Our bugzilla today really had an hard day, I’ve started filing bugs for build tools added to runtime-depend of packages, the list is awfully long, and “My Bugs” search now lists over 300 bugs.
Why did I do this? Well, we really need to keep the tree clean on these things so that
--depclean works as expected. But mostly my interest is for final system deployment. On my vserver, as well as on a final target for a cross-compiled embedded system, you don’t want packages like flex, bison or swig, and this is quite possible if the packages are not in RDEPEND, when using
ROOT= or binary packages.
Now, the work today was boring, long and a huge pour of time. I did it gladly without being forced to, I’m fine with it and I’m not expecting anything in particular for what I did. If I didn’t want to do it, I could have just reported the issue, and let someone else doing the thing. This is what volunteer-based work is about.
Why do I say this? Well there seems to be people to think that even volunteer work should apply the same rules as businesses. While sometimes you might make use of strategies designed for businesses, like marketing your project better and similar, volunteer works and businesses have vast differences.

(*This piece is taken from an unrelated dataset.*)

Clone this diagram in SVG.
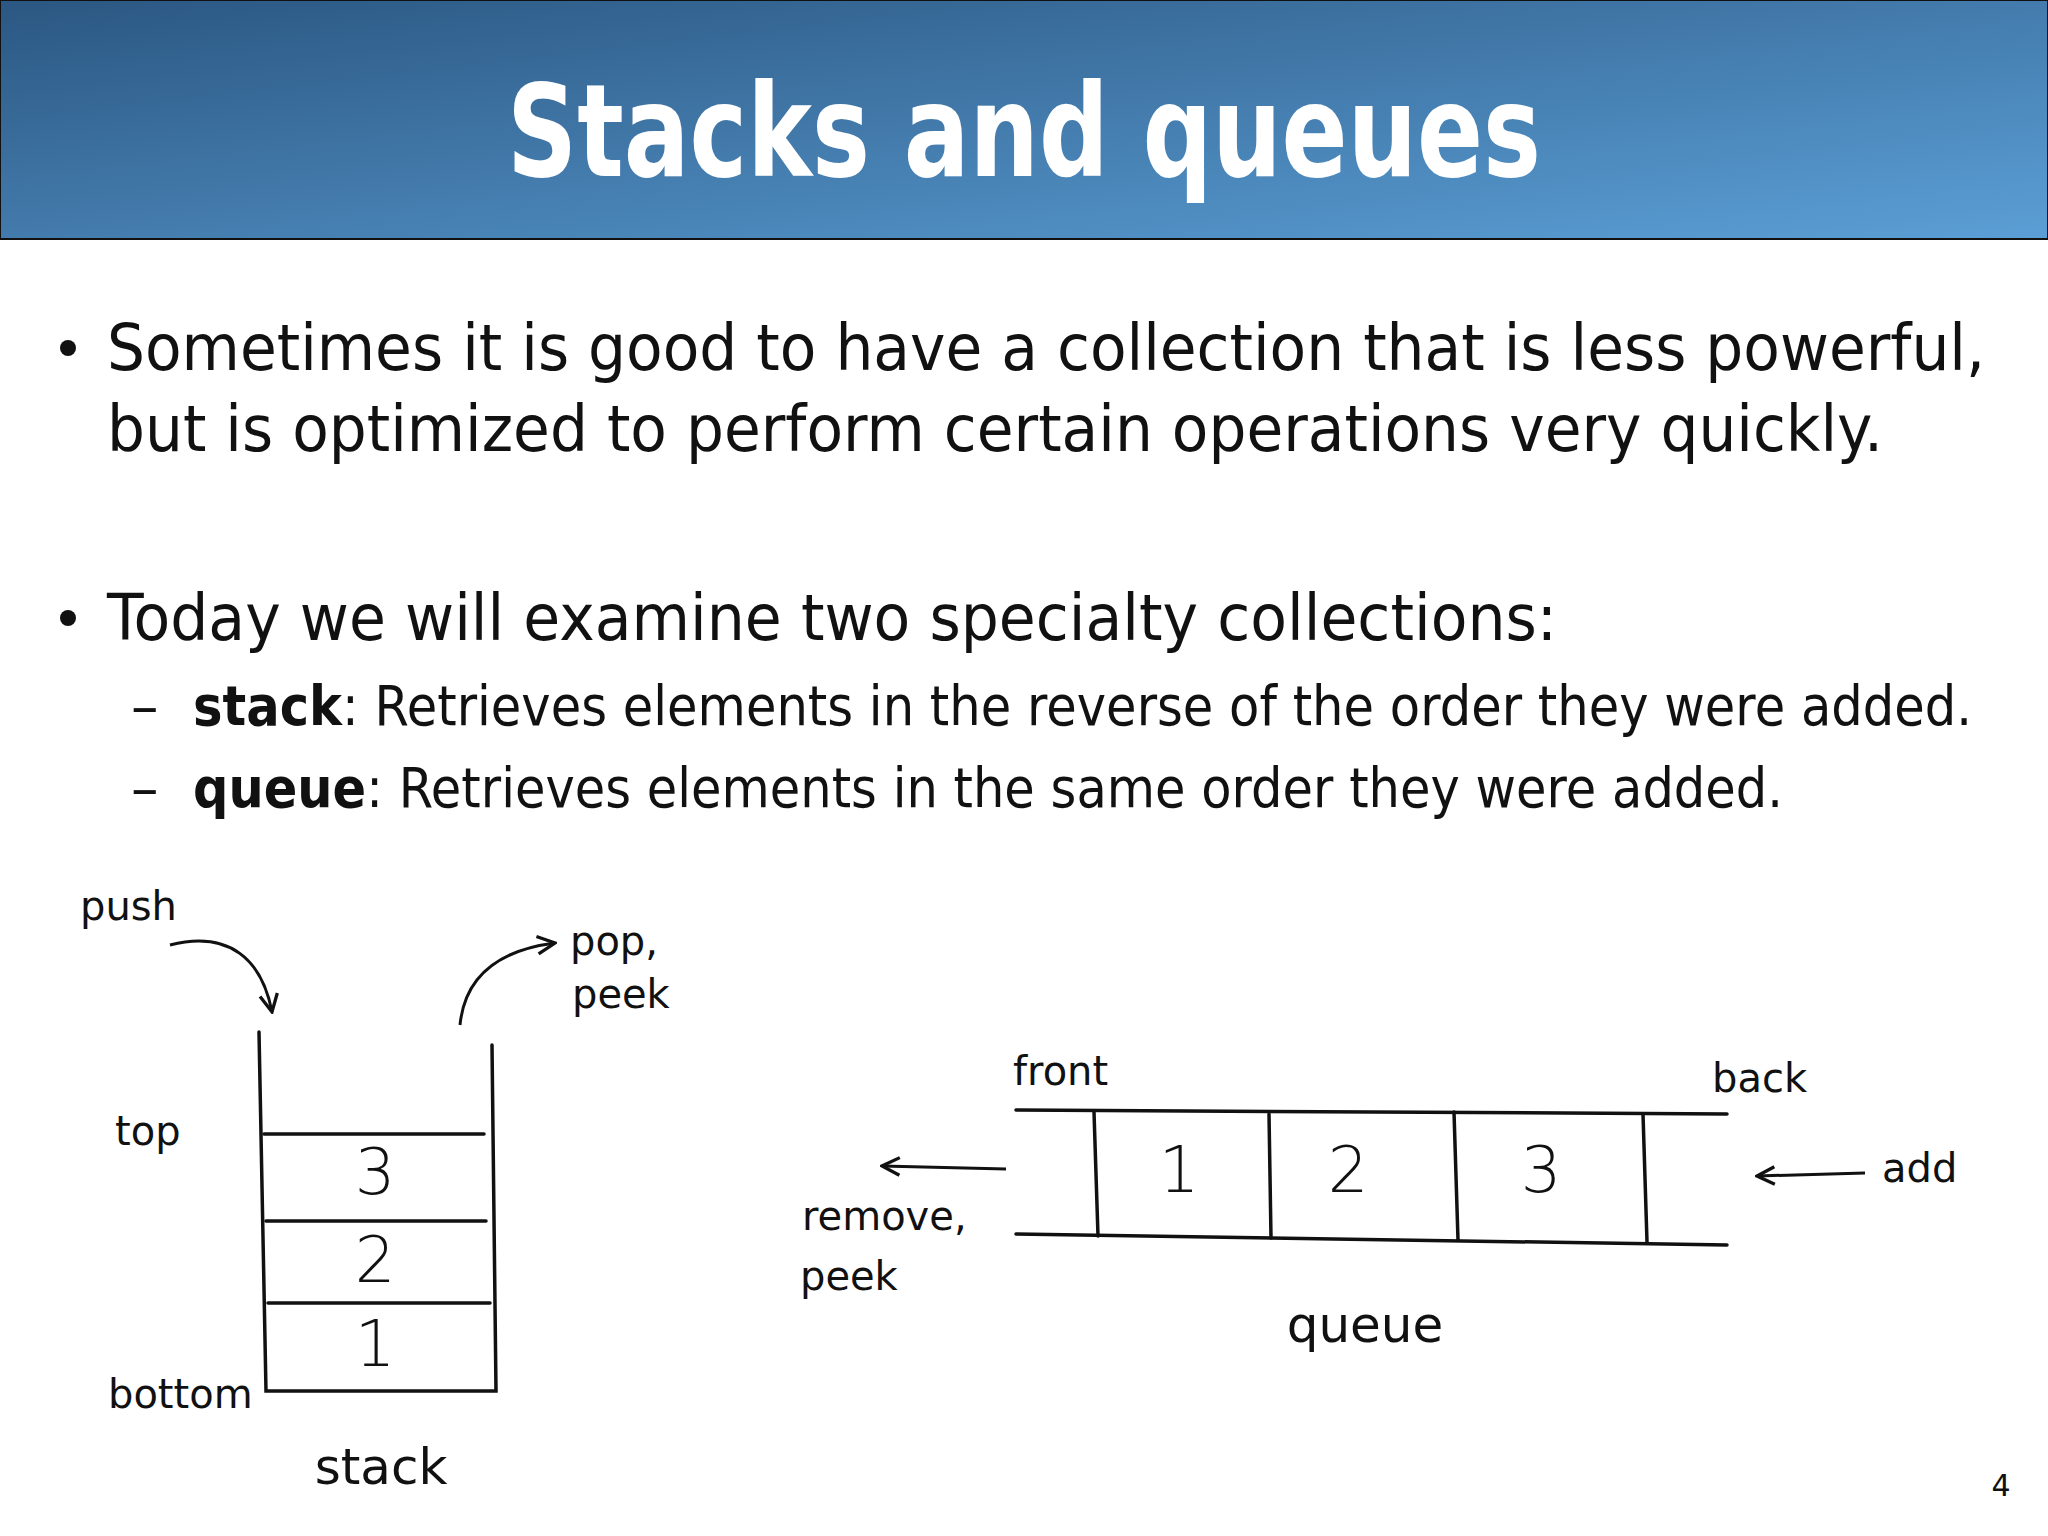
<svg xmlns="http://www.w3.org/2000/svg" width="2048" height="1536" viewBox="0 0 2048 1536">
<defs>
<linearGradient id="g" x1="0" y1="0" x2="1" y2="1">
<stop offset="0" stop-color="#2b5782"/><stop offset="1" stop-color="#5b9fd6"/>
</linearGradient>
<marker id="ah" viewBox="0 0 20 20" refX="18" refY="10" markerWidth="22" markerHeight="22" markerUnits="userSpaceOnUse" orient="auto">
<path d="M2,2 L18,10 L2,18" fill="none" stroke="#111" stroke-width="3"/>
</marker>
<style>
.t{font-family:"DejaVu Sans",Verdana,sans-serif;fill:#111}
.h{font-family:"DejaVu Sans",sans-serif;fill:#111;font-size:40px}
.n{font-family:"DejaVu Sans",sans-serif;fill:#111;font-size:64px;font-weight:300;text-anchor:middle}
.s{fill:none;stroke:#111;stroke-width:3.5;stroke-linecap:round}
.a{fill:none;stroke:#111;stroke-width:3;marker-end:url(#ah)}
</style>
</defs>
<rect width="2048" height="1536" fill="#fff"/>
<rect x="0" y="0" width="2048" height="239" fill="url(#g)" stroke="#111" stroke-width="2"/>
<text x="1024" y="176" text-anchor="middle" font-family="DejaVu Sans,sans-serif" font-weight="bold" font-size="128" fill="#fff" textLength="1034" lengthAdjust="spacingAndGlyphs">Stacks and queues</text>

<g class="t" font-size="64">
<circle cx="68" cy="348" r="8" fill="#111"/>
<text x="107" y="370" textLength="1878" lengthAdjust="spacingAndGlyphs">Sometimes it is good to have a collection that is less powerful,</text>
<text x="107" y="451" textLength="1776" lengthAdjust="spacingAndGlyphs">but is optimized to perform certain operations very quickly.</text>
<circle cx="68" cy="618" r="8" fill="#111"/>
<text x="107" y="640" textLength="1450" lengthAdjust="spacingAndGlyphs">Today we will examine two specialty collections:</text>
</g>
<g class="t" font-size="55">
<text x="131" y="725">–</text>
<text x="193" y="725" textLength="1779" lengthAdjust="spacingAndGlyphs"><tspan font-weight="bold">stack</tspan>: Retrieves elements in the reverse of the order they were added.</text>
<text x="131" y="807">–</text>
<text x="193" y="807" textLength="1590" lengthAdjust="spacingAndGlyphs"><tspan font-weight="bold">queue</tspan>: Retrieves elements in the same order they were added.</text>
</g>

<g id="stack">
<path class="s" d="M259,1032 L266,1391 L496,1391 L492,1045"/>
<path class="s" d="M264,1134 L484,1134 M266,1221 L486,1221 M268,1303 L490,1303"/>
<text class="n" x="375" y="1194">3</text>
<text class="n" x="375" y="1282">2</text>
<text class="n" x="375" y="1366">1</text>
<text class="h" x="115" y="1145">top</text>
<text class="h" x="108" y="1408">bottom</text>
<text class="t" x="381" y="1484" font-size="50" text-anchor="middle">stack</text>
</g>
<g id="push"><text class="h" x="80" y="920">push</text></g>
<g id="pop"><text class="h" x="570" y="955">pop,</text><text class="h" x="572" y="1008">peek</text></g>

<g id="queue">
<path class="s" d="M1016,1110 L1727,1114 M1016,1234 L1727,1245"/>
<path class="s" d="M1094,1112 L1098,1236 M1269,1114 L1271,1238 M1454,1112 L1458,1240 M1643,1114 L1647,1242"/>
<text class="n" x="1179" y="1192">1</text>
<text class="n" x="1348" y="1192">2</text>
<text class="n" x="1541" y="1192">3</text>
<text class="t" x="1365" y="1342" font-size="50" text-anchor="middle">queue</text>
</g>
<g id="front"><text class="h" x="1013" y="1085">front</text></g>
<g id="back"><text class="h" x="1712" y="1092">back</text></g>
<g id="remove"><text class="h" x="802" y="1230">remove,</text><text class="h" x="800" y="1290">peek</text></g>
<g id="add"><text class="h" x="1882" y="1182">add</text></g>

<g id="connectors">
<path class="a" d="M170,945 C230,930 262,960 272,1012"/>
<path class="a" d="M460,1025 C465,975 500,950 555,943"/>
<path class="a" d="M1006,1169 L882,1166"/>
<path class="a" d="M1865,1173 L1757,1176"/>
</g>
<text class="t" x="2001" y="1496" font-size="30" text-anchor="middle" fill="#555">4</text>
</svg>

Sure there are free software projects ran as businesses, but that usually involves people paid to do their job as the core rather than full volunteer-based approaches. So please if you think to run a volunteer project as a business, well think twice or expect serious trouble from the volunteers.
So please remember that there are lots of people who are fine to work on a volunteer project that would probably start to be quite nervous if you run it as a business, okay?